Hagio: O que eu mais me lembro é um filme chamado They Came to Rob Las Vegas (1968). É um filme B, mas eu acabei me emocionando muito.

- Para você, quais são as características e o poder que os mangás têm? No sentido de qual o fascínio que eles exercem como forma de expressão.

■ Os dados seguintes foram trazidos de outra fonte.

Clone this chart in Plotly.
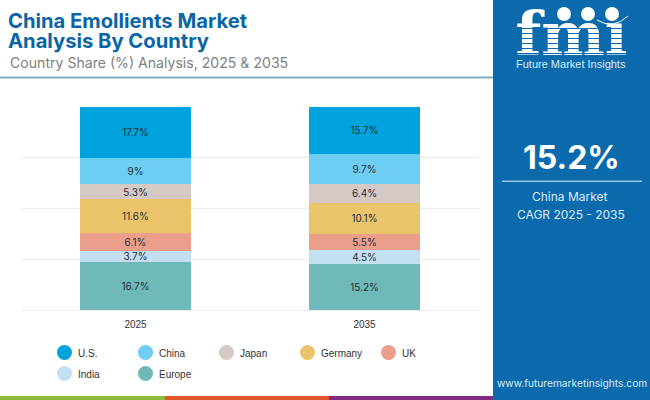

Hagio: O fascínio dos mangás está ligado à grande força que eles têm de tocar as pessoas. Com música e cinema também é assim. Você não pensa em nada enquanto está lendo um mangá. No caso dos romances, às vezes você volta a ler um trecho e fica refletindo sobre várias coisas; mas com mangás, enquanto a leitura avança, a parte dentro de você que faz reflexões não está trabalhando. Se você me perguntasse “então, que parte está trabalhando?”, eu diria que tenho a impressão que, assim como quando se ouve músicas, é a parte emocional que está trabalhando constantemente durante a leitura. Por isso o que eu acho mais chato ao ler um mangá é a parte em que há explicações as quais não têm relação com o drama. Mas nos romances, ainda que haja explicações, eu não me importo.

- Então, qual você acha que são as características do mangá shôjo?

Hagio: O mangá shôjo é mais detalhado psicologicamente quando comparado com o mangá shônen. Claro, também há mangás shônen que fazem uma descrição detalhada do psicológico, mas, relativamente, nele é mais importante que o drama tenha altos e baixos e aconteçam incidentes. Mas se a mentalidade não estiver detalhada, as meninas não leem. Por isso, mesmo autores que desenham coisas realmente comuns do cotidiano, como a mangaká Kuramochi Fusako-san, conseguem ser aceitas de forma adequada nos mangás shôjo.

- Mesmo que você só desenhe alguém indo de um lugar para o outro, se você perseguir os sentimentos de forma meticulosa, será interessante. Você entende isso quando lê um mangá shôjo de qualidade.

Hagio: Isso. Talvez eles se pareçam com um poema, com um haiku ou um waka.

- Porque é importante neles que se transmita um sentimento de forma curta e bela, não é? Muito, muito obrigada pelo longo tempo que você gastou conosco hoje.